Comprehensive Test Planning
A well-defined test plan should continue to outline the objectives, scope, resources, and timelines for testing AI systems. Test plan scope should now include risk assessments that identify potential ethical concerns, biases, and compliance with regulations.
The planning process should also involve stakeholders from various organisational functions including development, operations, legal, and ethics teams. By collaborating with diverse teams, organizations can ensure that all relevant perspectives and requirements are considered, leading to a more holistic approach to testing.
Diverse Test Cases
Testing AI systems requires a diverse set of test cases that cover various scenarios, including edge cases and exception paths. This diversity helps ensure that the AI behaves as expected across different contexts and populations, reducing the risk of incorrect, hallucinations or biased outcomes.
By including diverse test cases, organizations can identify potential biases and unintended consequences that may arise from the AI's decision-making processes. This approach helps ensure that the AI behaves as expected across different contexts and populations, ultimately reducing the risk of biased outcomes.
Data Quality and Integrity
The quality of data used to train AI models is critical. Test data remains the Achilles heel of many organisations still, now the importance of a test data strategy is amplified. The test strategy should include validation of data sources, data cleansing processes, and checks for representativeness. Ensuring data fidelity helps mitigate biases and enhances the reliability of AI outputs.
Continuous process and data quality monitoring will validate the accuracy, completeness, and relevance of the data used for training and testing across all non-production environments.
Explainability and Transparency
AI systems should be transparent in their decision-making processes. Testing should evaluate the explainability of AI models, ensuring that stakeholders can understand how decisions are made. This is crucial for building trust and accountability.
Explainability is crucial for building trust among users and stakeholders. Organizations should define mechanisms that provide clear explanations of AI decisions, allowing users to comprehend the rationale behind outcomes. This transparency is essential for accountability and ethical AI deployment.
Performance and Scalability
AI systems must perform efficiently under varying loads. Performance testing should assess how well the AI system scales with increased data and user demands, ensuring that it remains responsive and effective.
Scalability testing should also consider the system's resilience to handle diverse data inputs and adapt to changing environments. By ensuring that AI systems can scale effectively, organizations can avoid performance bottlenecks and maintain a high level of service quality.
Security
The mitigation of threats and vulnerability risk for AI systems and underlying components must be the focus within the strategy and underlying test plans. Test plans need to provide coverage for data, models and infrastructure components to ensure the whole, integrated system functions reliably and safely.
Frequent code reviews, penetration testing and security audits and are essential static and dynamic testing activities to detect and mitigate potential threats throughout the delivery lifecycle.

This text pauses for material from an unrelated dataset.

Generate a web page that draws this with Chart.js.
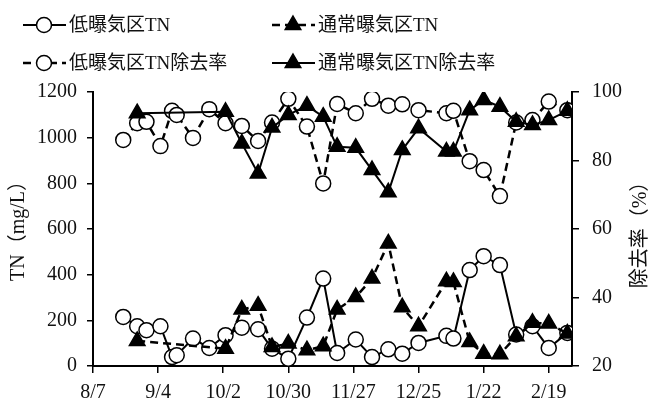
<!DOCTYPE html>
<html>
<head>
<meta charset="utf-8">
<script src="https://cdn.jsdelivr.net/npm/chart.js@4.4.1/dist/chart.umd.min.js"></script>
<style>
  body { margin: 0; background: #fff; }
</style>
</head>
<body>
<canvas id="myChart" width="658" height="403"></canvas>
<script>
// sampling dates (m/d, Aug -> Feb)
const dates = ["8/20","8/26","8/30","9/5","9/10","9/12","9/19","9/26","10/3","10/10","10/17","10/23","10/30","11/7","11/14","11/20","11/28","12/5","12/12","12/18","12/25","1/6","1/9","1/16","1/22","1/29","2/5","2/12","2/19","2/27"]
const tickDates = ["8/7","9/4","10/2","10/30","11/27","12/25","1/22","2/19"]
const axisEnd = "3/1"

// TN mg/L
const lowTN = [215,174,157,174,39,47,120,79,135,168,161,76,32,212,383,57,116,39,73,54,101,132,120,420,481,442,138,174,79,145]
const normalTN = [null,110,null,null,null,null,null,null,76,247,264,83,98,69,87,247,302,383,537,257,174,371,368,105,54,51,130,189,186,142]
// removal rate %
const lowRate = [86.0,90.9,91.3,84.2,94.5,93.3,86.6,95.0,90.9,90.1,85.7,91.1,98.0,89.9,73.3,96.5,93.8,98.0,96.0,96.4,94.7,93.8,94.5,79.8,77.2,69.6,91.1,91.8,97.2,94.7]
const normalRate = [null,93.8,null,null,null,null,null,null,94.2,85.0,76.2,89.6,93.3,96.0,92.8,84.0,83.7,77.2,70.7,83.1,89.4,82.6,82.6,94.7,97.7,95.7,91.3,90.4,91.8,94.5]

const names = ["低曝気区TN","通常曝気区TN","低曝気区TN除去率","通常曝気区TN除去率"]

// day number counted from 8/7
function toDay(s){
  const [m,d] = s.split("/").map(Number)
  const y = m >= 8 ? 2018 : 2019
  return (Date.UTC(y,m-1,d) - Date.UTC(2018,7,7)) / 86400000
}
function toLabel(v){
  const t = new Date(Date.UTC(2018,7,7) + v*86400000)
  return (t.getUTCMonth()+1) + "/" + t.getUTCDate()
}
function pts(arr){
  return dates.map((s,i) => ({x: toDay(s), y: arr[i]}))
}

const FONT = "'Liberation Serif', 'Noto Sans CJK JP', serif"

function makeSet(i, arr, axis, dashed, tri){
  return {
    label: names[i],
    data: pts(arr),
    yAxisID: axis,
    borderColor: "#000",
    borderWidth: dashed ? 2.5 : 2,
    borderDash: dashed ? [8,5] : [],
    pointStyle: tri ? "triangle" : "circle",
    pointRadius: tri ? 9 : 7.5,
    pointBorderWidth: 1.5,
    pointBackgroundColor: tri ? "#000" : "#fff",
    pointBorderColor: "#000",
    spanGaps: true,
    tension: 0,
    order: 3 - i
  }
}

// legend + axis titles drawn by hand
const extras = {
  id: "extras",
  afterDraw(chart){
    const c = chart.ctx
    c.save()
    chart.data.datasets.forEach((ds,i) => {
      const x0 = i % 2 ? 272 : 23
      const y = i < 2 ? 25 : 63
      c.strokeStyle = "#000"
      c.lineWidth = ds.borderWidth
      c.setLineDash(ds.borderDash)
      c.beginPath(); c.moveTo(x0,y); c.lineTo(x0+43,y); c.stroke()
      c.setLineDash([])
      const cx = x0 + 21
      c.lineWidth = 1.5
      c.beginPath()
      if (ds.pointStyle === "triangle") {
        const r = 9
        c.moveTo(cx, y-r); c.lineTo(cx+r*0.866, y+r/2); c.lineTo(cx-r*0.866, y+r/2); c.closePath()
        c.fillStyle = "#000"
      } else {
        c.arc(cx, y, 7.5, 0, Math.PI*2)
        c.fillStyle = "#fff"
      }
      c.fill(); c.stroke()
      c.fillStyle = "#111"
      c.font = "19px " + FONT
      c.textBaseline = "middle"
      c.textAlign = "left"
      c.fillText(ds.label, x0+46, y+1)
    })
    c.font = "20px " + FONT
    c.textAlign = "center"
    c.translate(19, 226); c.rotate(-Math.PI/2)
    c.fillText("TN（mg/L）", 0, 0)
    c.rotate(Math.PI/2); c.translate(-19, -226)
    c.translate(641, 230); c.rotate(-Math.PI/2)
    c.fillText("除去率（%）", 0, 0)
    c.restore()
  }
}

const ctx = document.getElementById("myChart")
const tickFont = {family: FONT, size: 20}

new Chart(ctx, {
  type: "line",
  data: {
    datasets: [
      makeSet(0, lowTN, "y", false, false),
      makeSet(1, normalTN, "y", true, true),
      makeSet(2, lowRate, "y1", true, false),
      makeSet(3, normalRate, "y1", false, true)
    ]
  },
  options: {
    responsive: false,
    animation: false,
    layout: { padding: {top: 92, left: 0, right: 0, bottom: 0} },
    plugins: {
      legend: { display: false },
      tooltip: { enabled: false }
    },
    scales: {
      x: {
        type: "linear",
        min: 0,
        max: toDay(axisEnd),
        afterBuildTicks: s => { s.ticks = tickDates.map(t => ({value: toDay(t)})) },
        afterFit: s => { s.height = 37 },
        ticks: { callback: v => toLabel(v), font: tickFont, color: "#111", padding: 8, maxRotation: 0 },
        grid: { drawOnChartArea: false, tickLength: 7, color: "#000", lineWidth: 1.5 },
        border: { color: "#000", width: 2 }
      },
      y: {
        position: "left",
        min: 0, max: 1200,
        ticks: { stepSize: 200, font: tickFont, color: "#111", padding: 10, callback: v => String(v) },
        afterFit: s => { s.width = 93 },
        grid: { drawOnChartArea: false, tickLength: 6, color: "#000", lineWidth: 1.5 },
        border: { color: "#000", width: 2 }
      },
      y1: {
        position: "right",
        min: 20, max: 100,
        ticks: { stepSize: 20, font: tickFont, color: "#111", padding: 13, callback: v => String(v) },
        afterFit: s => { s.width = 86 },
        grid: { drawOnChartArea: false, tickLength: 7, color: "#000", lineWidth: 1.5 },
        border: { color: "#000", width: 2 }
      }
    }
  },
  plugins: [extras]
})
</script>
</body>
</html>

Compliance and Ethical Standards
A responsible AI test strategy must align with legal and ethical standards. This includes adherence to data protection regulations, industry standards, and ethical guidelines. Organizations must remain informed about relevant laws and regulations and adapt the testing process where necessary to remain compliant.
Regular audits and compliance checks should be integrated into the testing process through the test governance framework or entry/exit criteria.
Continuous Monitoring and Feedback Loops
AI systems should be continuously monitored post-deployment to identify any unintended consequences or performance issues. Adapting DevOps and Service Management capabilities to establish feedback loops allows for iterative improvements and ensures that the AI system remains continually aligned with ethical and regulatory standards.
Monitoring should include tracking key performance indicators (KPIs) related to the AI system's effectiveness, fairness, and compliance. By analysing this data, Service Management can make informed decisions about necessary adjustments, patches and enhancements to the AI system and underlying infrastructure platforms.
Stakeholder Involvement
Engaging stakeholders, including users, domain experts, and ethicists, throughout the testing process is vital. Their insights can help identify potential risks and ethical concerns that may not be apparent to developers or test engineers alone.
Organizations should create channels for stakeholder feedback throughout the testing process. This collaborative approach fosters a sense of ownership and accountability, ultimately leading to more responsible AI systems.
The “earlier a defect is detected, the more economical it is to fix” mantra still prevails.